MILTON — Work began April 3 to dismantle Civil War General George Stannard’s house on Route 7. The project marks the next phase in the General Stannard House Committee’s efforts to restore and relocate the historic building, built in 1840, making it a museum piece to Stannard’s and other Vermont Civil War veterans’ lives. 

While restoration contractor Eliot Lothrop and carpenter Daniel Lee of Building Heritage work over the next month to take the house apart, they will also be documenting each component and determining which parts will need to be repaired or even rebuilt once the house is brought back to life. 

That part of the task, said committee co-chair Bill Kaigle, is often misunderstood.

“We battle perception with the project all the time,” said Kaigle. “Some people think we’re tearing it down, but we’re carefully dismantling it and documenting the parts.

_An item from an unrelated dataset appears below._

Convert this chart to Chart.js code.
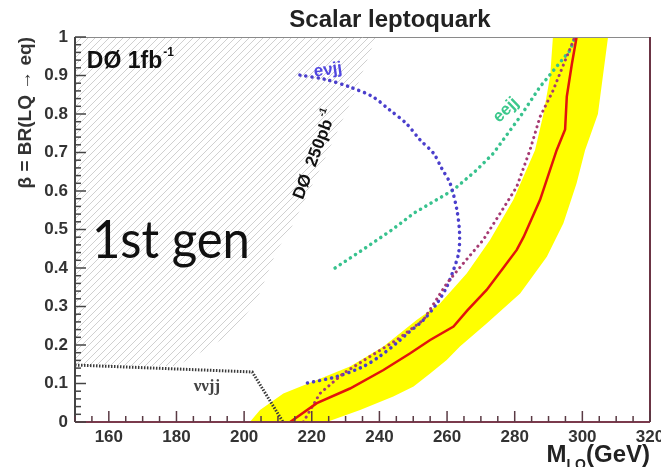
<!DOCTYPE html>
<html>
<head>
<meta charset="utf-8">
<script src="https://cdn.jsdelivr.net/npm/chart.js@4.4.1/dist/chart.umd.min.js"></script>
<style>
  html, body { margin: 0; padding: 0; background: #fff; }
  canvas { display: block; }
</style>
</head>
<body>
<canvas id="lqChart" width="661" height="467"></canvas>
<script>
// axis ranges
const massRange = [150, 320];
const betaRange = [0, 1];

// observed limit (red line)
const limitMass = [213.6, 221.5, 231.3, 241.2, 249, 255, 261.9, 266, 271.7, 276.6, 280.6, 282.6, 287.5, 292.4, 294.9, 295.4, 296.9, 298.3];
const limitBeta = [0, 0.049, 0.087, 0.135, 0.178, 0.213, 0.248, 0.29, 0.343, 0.40, 0.447, 0.48, 0.577, 0.706, 0.76, 0.845, 0.93, 1.0];

// yellow band, left and right edges
const bandLowMass = [201.7, 204.7, 211.6, 221.5, 231.3, 241.2, 251, 257.9, 265.8, 272.7, 279.6, 286, 288.5, 290.5, 291.3];
const bandLowBeta = [0, 0.031, 0.074, 0.109, 0.144, 0.196, 0.265, 0.308, 0.386, 0.473, 0.577, 0.706, 0.8, 0.9, 1.0];
const bandHighMass = [224.4, 234.3, 244.1, 250.1, 255, 259.9, 263.8, 271.7, 281.6, 289.5, 294.4, 298.3, 300.8, 304.6, 306.1, 307.6];
const bandHighBeta = [0, 0.031, 0.066, 0.092, 0.126, 0.161, 0.196, 0.256, 0.334, 0.429, 0.516, 0.62, 0.706, 0.8, 0.9, 1.0];

// dotted purple limit
const combMass = [217.5, 222.4, 229.3, 237.2, 245.1, 253, 259.9, 264.8, 270.7, 275.7, 280.6, 284.5, 287.5, 291.4, 294.5, 297.8];
const combBeta = [0, 0.074, 0.126, 0.17, 0.213, 0.265, 0.36, 0.412, 0.473, 0.542, 0.611, 0.706, 0.793, 0.862, 0.93, 1.0];

// e nu jj channel
const evjjMass = [216.5, 224, 231.3, 238, 243.1, 248, 252, 256, 258.4, 260.9, 262.9, 263.7, 263.4, 261.9, 259.9, 257, 253, 248, 245.1, 240, 235.2, 227.4, 217.5];
const evjjBeta = [0.901, 0.89, 0.87, 0.845, 0.81, 0.775, 0.733, 0.698, 0.659, 0.62, 0.551, 0.49, 0.438, 0.395, 0.351, 0.308, 0.265, 0.228, 0.205, 0.17, 0.144, 0.118, 0.099];

// e e jj channel
const eejjMass = [226.9, 235, 243.7, 250.3, 261.9, 268.8, 273.7, 281.6, 287.5, 292.4, 296.4, 297.8];
const eejjBeta = [0.40, 0.447, 0.499, 0.543, 0.603, 0.655, 0.698, 0.793, 0.871, 0.923, 0.966, 1.0];

// nu nu jj channel
const nunuMass = [150, 202.4, 211.5];
const nunuBeta = [0.148, 0.13, 0];

// old DØ 250 pb-1 exclusion edge (hatched)
const oldMass = [180, 188.4, 196.4, 203.8, 209.7, 213.6, 223.3, 232.2, 239];
const oldBeta = [0.145, 0.187, 0.231, 0.317, 0.447, 0.499, 0.673, 0.844, 1.0];

const sans = "'Liberation Sans', Arial, sans-serif";

function pts(xs, ys) {
    return xs.map((x, i) => ({ x: x, y: ys[i] }));
}

function hatchPattern() {
    const c = document.createElement('canvas');
    c.width = 7;
    c.height = 7;
    const g = c.getContext('2d');
    g.strokeStyle = '#d0d0d0';
    g.lineWidth = 1;
    g.beginPath();
    g.moveTo(0, 7); g.lineTo(7, 0);
    g.moveTo(-1, 1); g.lineTo(1, -1);
    g.moveTo(6, 8); g.lineTo(8, 6);
    g.stroke();
    return g.createPattern(c, 'repeat');
}

// draws text with an optional superscript, in data coordinates
function drawLabel(ctx, chart, o) {
    const x = chart.scales.x.getPixelForValue(o.at[0]);
    const y = chart.scales.y.getPixelForValue(o.at[1]);
    ctx.save();
    ctx.translate(x, y);
    ctx.rotate((o.angle || 0) * Math.PI / 180);
    ctx.fillStyle = o.color;
    ctx.textBaseline = o.baseline || 'alphabetic';
    ctx.font = o.font;
    const w = ctx.measureText(o.text).width;
    let sw = 0;
    if (o.sup) {
        ctx.font = o.supFont;
        sw = ctx.measureText(o.sup).width + 1;
    }
    let x0 = 0;
    if (o.align === 'center') x0 = -(w + sw) / 2;
    ctx.textAlign = 'left';
    ctx.font = o.font;
    if (o.maxWidth) ctx.fillText(o.text, x0, 0, o.maxWidth);
    else ctx.fillText(o.text, x0, 0);
    if (o.sup) {
        ctx.font = o.supFont;
        ctx.fillText(o.sup, x0 + w + 1, o.supShift);
    }
    ctx.restore();
}

const framePlugin = {
    id: 'frameAndText',
    afterDraw(chart) {
        const ctx = chart.ctx;
        const a = chart.chartArea;
        const xs = chart.scales.x;
        const ys = chart.scales.y;

        // frame
        ctx.save();
        ctx.lineWidth = 1;
        ctx.strokeStyle = '#8a8a8a';
        ctx.beginPath(); ctx.moveTo(a.left, a.top + 0.5); ctx.lineTo(a.right, a.top + 0.5); ctx.stroke();
        ctx.lineWidth = 2;
        ctx.strokeStyle = '#6b3444';
        ctx.beginPath(); ctx.moveTo(a.right, a.top); ctx.lineTo(a.right, a.bottom); ctx.stroke();
        ctx.strokeStyle = '#7a3a4c';
        ctx.beginPath(); ctx.moveTo(a.left, a.bottom); ctx.lineTo(a.right, a.bottom); ctx.stroke();
        ctx.strokeStyle = '#444';
        ctx.beginPath(); ctx.moveTo(a.left, a.top); ctx.lineTo(a.left, a.bottom); ctx.stroke();

        // inward ticks
        ctx.lineWidth = 1.5;
        ctx.strokeStyle = '#5a3a44';
        xs.ticks.forEach(t => {
            const px = xs.getPixelForValue(t.value);
            const len = t.value % 20 === 0 ? 11 : 6;
            ctx.beginPath(); ctx.moveTo(px, a.bottom); ctx.lineTo(px, a.bottom - len); ctx.stroke();
        });
        ctx.strokeStyle = '#444';
        ys.ticks.forEach(t => {
            const py = ys.getPixelForValue(t.value);
            const len = Math.round(t.value * 100) % 10 === 0 ? 11 : 6;
            ctx.beginPath(); ctx.moveTo(a.left, py); ctx.lineTo(a.left + len, py); ctx.stroke();
        });

        // title
        ctx.fillStyle = '#222';
        ctx.font = 'bold 24px ' + sans;
        ctx.textAlign = 'center';
        ctx.textBaseline = 'alphabetic';
        ctx.fillText('Scalar leptoquark', 390, 27);

        // x axis title M_LQ(GeV), right aligned to the frame
        ctx.font = 'bold 24px ' + sans;
        const wG = ctx.measureText('(GeV)').width;
        const wM = ctx.measureText('M').width;
        ctx.font = 'bold 14px ' + sans;
        const wL = ctx.measureText('LQ').width;
        ctx.textAlign = 'left';
        let tx = a.right - wG - wL - wM;
        ctx.font = 'bold 24px ' + sans;
        ctx.fillText('M', tx, 462);
        ctx.font = 'bold 14px ' + sans;
        ctx.fillText('LQ', tx + wM, 469);
        ctx.font = 'bold 24px ' + sans;
        ctx.fillText('(GeV)', tx + wM + wL, 462);
        ctx.restore();

        // labels inside the frame
        drawLabel(ctx, chart, { text: 'DØ 1fb', sup: '-1', at: [153.5, 0.919], font: 'bold 23px ' + sans,
            supFont: 'bold 12px ' + sans, supShift: -12, color: '#111' });
        drawLabel(ctx, chart, { text: 'DØ  250pb', sup: '-1', at: [221, 0.694], angle: -69, align: 'center',
            baseline: 'middle', font: 'bold 17px ' + sans, supFont: 'bold 10px ' + sans, supShift: -8, color: '#111' });
        drawLabel(ctx, chart, { text: '1st gen', at: [155, 0.426], font: '52px Lato, ' + sans, maxWidth: 158, color: '#111' });
        drawLabel(ctx, chart, { text: 'eνjj', at: [224.8, 0.914], align: 'center', baseline: 'middle',
            font: 'bold 17px ' + sans, color: '#5046e0', angle: -8 });
        drawLabel(ctx, chart, { text: 'eejj', at: [277.4, 0.81], align: 'center', baseline: 'middle',
            font: 'bold 17px ' + sans, color: '#3cc88c', angle: -44 });
        drawLabel(ctx, chart, { text: 'ννjj', at: [189, 0.091], align: 'center', baseline: 'middle',
            font: "bold 17px 'Liberation Serif', serif", color: '#444' });
    }
};

const ctx = document.getElementById('lqChart').getContext('2d');

new Chart(ctx, {
    type: 'scatter',
    data: {
        datasets: [
            {
                label: 'observed',
                data: pts(limitMass, limitBeta),
                showLine: true,
                borderColor: '#e2140c',
                borderWidth: 2.5,
                order: 1
            },
            {
                label: 'combined',
                data: pts(combMass, combBeta),
                showLine: true,
                borderColor: '#a63a72',
                borderWidth: 3,
                borderDash: [0.1, 5.5],
                borderCapStyle: 'round',
                order: 2
            },
            {
                label: 'evjj',
                data: pts(evjjMass, evjjBeta),
                showLine: true,
                borderColor: '#4a3ecc',
                borderWidth: 3.5,
                borderDash: [0.1, 6],
                borderCapStyle: 'round',
                tension: 0.3,
                order: 3
            },
            {
                label: 'eejj',
                data: pts(eejjMass, eejjBeta),
                showLine: true,
                borderColor: '#38c28e',
                borderWidth: 3.5,
                borderDash: [0.1, 6],
                borderCapStyle: 'round',
                order: 4
            },
            {
                label: 'nunujj',
                data: pts(nunuMass, nunuBeta),
                showLine: true,
                borderColor: '#3a3a3a',
                borderWidth: 3,
                borderDash: [1.5, 1.5],
                order: 5
            },
            {
                label: 'band low',
                data: pts(bandLowMass, bandLowBeta),
                showLine: true,
                indexAxis: 'y',
                borderWidth: 0,
                backgroundColor: '#ffff00',
                fill: '+1',
                order: 8
            },
            {
                label: 'band high',
                data: pts(bandHighMass, bandHighBeta),
                showLine: true,
                indexAxis: 'y',
                borderWidth: 0,
                fill: false,
                order: 8
            },
            {
                label: 'D0 250pb-1',
                data: pts(oldMass, oldBeta),
                showLine: true,
                indexAxis: 'y',
                borderWidth: 0,
                backgroundColor: hatchPattern(),
                fill: { value: massRange[0] },
                order: 9
            }
        ]
    },
    options: {
        responsive: false,
        animation: false,
        layout: { padding: { top: 37, right: 11, left: 0, bottom: 0 } },
        elements: { point: { radius: 0, hoverRadius: 0 } },
        plugins: {
            legend: { display: false },
            tooltip: { enabled: false }
        },
        scales: {
            x: {
                type: 'linear',
                min: massRange[0],
                max: massRange[1],
                afterFit: s => { s.height = 45; s.paddingRight = 11; },
                grid: { display: false, drawTicks: false },
                border: { display: false },
                ticks: {
                    stepSize: 5,
                    autoSkip: false,
                    maxRotation: 0,
                    padding: 5,
                    color: '#333',
                    font: { family: sans, size: 17, weight: 'bold' },
                    callback: v => (v % 20 === 0 ? String(v) : '')
                }
            },
            y: {
                type: 'linear',
                min: betaRange[0],
                max: betaRange[1],
                afterFit: s => { s.width = 75; },
                grid: { display: false, drawTicks: false },
                border: { display: false },
                ticks: {
                    stepSize: 0.02,
                    autoSkip: false,
                    padding: 7,
                    color: '#333',
                    font: { family: sans, size: 17, weight: 'bold' },
                    callback: v => (Math.round(v * 100) % 10 === 0 ? String(Math.round(v * 10) / 10) : '')
                },
                title: {
                    display: true,
                    text: 'β = BR(LQ → eq)',
                    align: 'end',
                    color: '#333',
                    font: { family: sans, size: 19, weight: 'bold' },
                    padding: { top: 14, bottom: 0 }
                }
            }
        }
    },
    plugins: [framePlugin]
});
</script>
</body>
</html>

Kaigle said the goal to rebuild the house in the period of General Stannard.

“We’re going to do it honorably and in a way that lets us tell the story of Vermonters in the Civil War,” he said. 

Of course, taking apart a 178-year-old house with the intention of rebuilding it using construction methods from the period is altogether different from demolition, and both Lee and Lothrop are aware of the importance of the work. 

Absent from the job site is the blow-and-go attitude that comes with demo projects. Instead, they’re peeling back layers, setting components aside, and bracing parts of the building that otherwise would collapse. A set of T-shaped posts made from modern 2×6 dimensional lumber supports a sagging rafter near a patched hole in the roof that once contained a dormer, which is a gabled projection from the roof with a window that allows more space in an upstairs room. 

In another part of the house, exposed 4×4 wall framing with joined 45-degree braces gives a glimpse of 19th century tradecraft.  

Outside, both Lee and Lothrop are excited to point out a wall that still has the original cladding – lap siding with a six-inch reveal, different from the more narrow lap siding that covered the house for generations. They know this because the siding was installed with type B cut nails, which were used prior to 1850. Machined nails, like the ones used today, didn’t appear until the 1860s. Lothrop and Lee will recreate the original siding when they finish the project.

“That’s going to be the fun stuff,” said Lothrop, “when we get down to recreating details from the original house.”

Kaigle said there are some unknowns in the house when it comes to identifying the original architecture and building methods, and for that reason the committee brought in historic preservation expert Alex Tolstoi of Vermont Property Preservation Consultants.

Tolstoi said the house has been remodeled and repaired so much over generations that isolating the elements from Stannard’s time in the house (1866-1878) can be a challenge. 

Importantly, Tolstoi said the restoration team will not just make guesses as to the authenticity of period design. But he is equipped with the knowledge to do some detective work. The lath boards, which are one-inch wood strips nailed to the framing before applying plaster to the walls, provide some clues. Tolstoi explained that lath was hand split before 1850, but after 1850 builders used machine split lath. Both styles exist in the house, so Lothrop and his crew can use that to determine which walls are original. 

Lothrop said he and Lee will also have to join new wood to old in order to repair some existing timbers that have deteriorated or contain rot. Doing that without modern methods, such as applying two-part epoxy or using lag screws, is what makes it interesting. They’ll instead be using mortise and tenon and wood peg joining methods, skills not common among modern construction tradesmen. 

As the house is dismantled, Kaigle said the committee plans to store all the documented components in the Town of Milton’s Bombardier Barn, with plans to put the house next to the barn. 

“We have preliminary town and (Vermont Department of Historic Preservation) approval, but it needs to go through more levels of town decision-making before we can officially announce its future location,” he said.

Kaigle said the entire project is expected to cost between $220,000 and $280,000, and so far they’ve spent $37,000 of the $57,000 they have from a state grant and privately raised funds. To get the final $150,000 to $200,000, said Kaigle, the committee will mount new fundraising efforts.

If all goes to plan, the restored Stannard House would be open on Oct. 20, 2020, Stannard’s 200th birthday.